O el loco o la locura

Durante una pichanga se suscita una trifulca. Un hombre saca una pistola para controlarla. Otro, más joven, le dispara con otra arma y lo mata. El hijo del primero, aún más joven, toma la de su padre y supuestamente elimina al asesino. La trama podría continuar con uno y uno más, otro y otro niño pequeño que dispara, y así, sucesivamente, hasta que solo queda vivo un lactante que algún día podrá vengarse. Es la imaginación extrema de una realidad extrema. La que hicieron razón Hobbes, Nietzsche, Schmitt, filósofos de la a veces no tan exagerada exageración, por ejemplo.
Si la moral no controla internamente a las personas ni el Estado su comportamiento externo, alguien terminará haciéndolo. Y si ese alguien no tiene suficiente poder para hacerlo, habrá una interminable serie de personas dispuestas y, a la vez, incapaces de lograrlo. Mientras tanto, tal vez habrá quienes aprendan que es mejor apartarse, dejar que la muerte se lleve a los que se le ofrecen. Hasta que, habiéndose llevado a los que encontró en la calle de noche, se pondrá a reventar puertas de día.

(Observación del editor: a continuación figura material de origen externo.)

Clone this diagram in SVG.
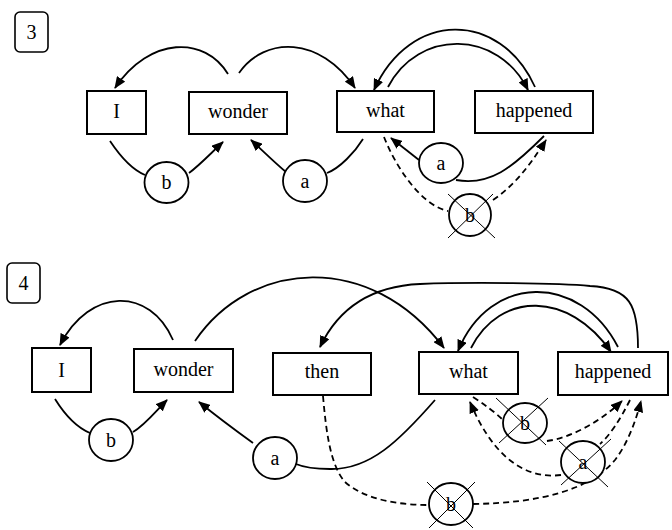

¡Solo un superhombre puede salvarnos! En este escenario, el superhombre es la criatura que queda en pie después que todas las otras han perecido en una lucha descarnada de todos contra todos, cuando ninguna solución pacifista (una de esas que engendra monstruos políticos que hagan el trabajo sucio) tiene ya cabida, precisamente porque se habría demostrado falible ante las sensiblerías que todo diluyen.
El problema es que el superhombre es un loco, alguien que ha roto los vínculos con la estropeada realidad. Después del siglo XX sabemos que son tiranos sociópatas ante los cuales innumerables cobardes van a inclinarse confesándose impotentes. Luego, cuando arrasan lo bueno y malo por igual, unos beneficiados aún peores se quejan de los malvados de este mundo cuyo trabajo alegan haber podido hacer mejor.
El monopolio de la fuerza legítima de esa organización que llamamos Estado no puede dejar de ser eso, un monopolio, no tanto teórico como que especialmente en la práctica. Y lo terrible es que para que la fuerza sea fuerza debe ser más fuerte, para que el monopolio de la fuerza sea de fuerza y no de buenas intenciones, tendrá que llegar quizá demasiado lejos. Y mientras siga demorando, más allá tendrá que ir a recuperar ese balón.
De tal suerte que la horrible pregunta poco a poco comienza a ser la de tantas veces en la historia: si el loco o la locura.
Y, de nuevo, la moraleja es casi la misma de siempre.
La posición del cristianismo radical me ha parecido la sabia. El Reino de Dios no es de este mundo. Y quien lo ablanda, al empeorarlo, lo endurece. Por lo mismo, el bien se hace con buenos ejemplos y sin sistemas. De ahí que solo sea creyente el que no porta ni recurre a las armas, sean las fuerzas del individuo abandonado a la autoayuda o las del Estado consciente del significado profundo de su existencia. Pero, por persuasiva que sea esa solución, a nadie puede exigírsele sin hacer el ridículo.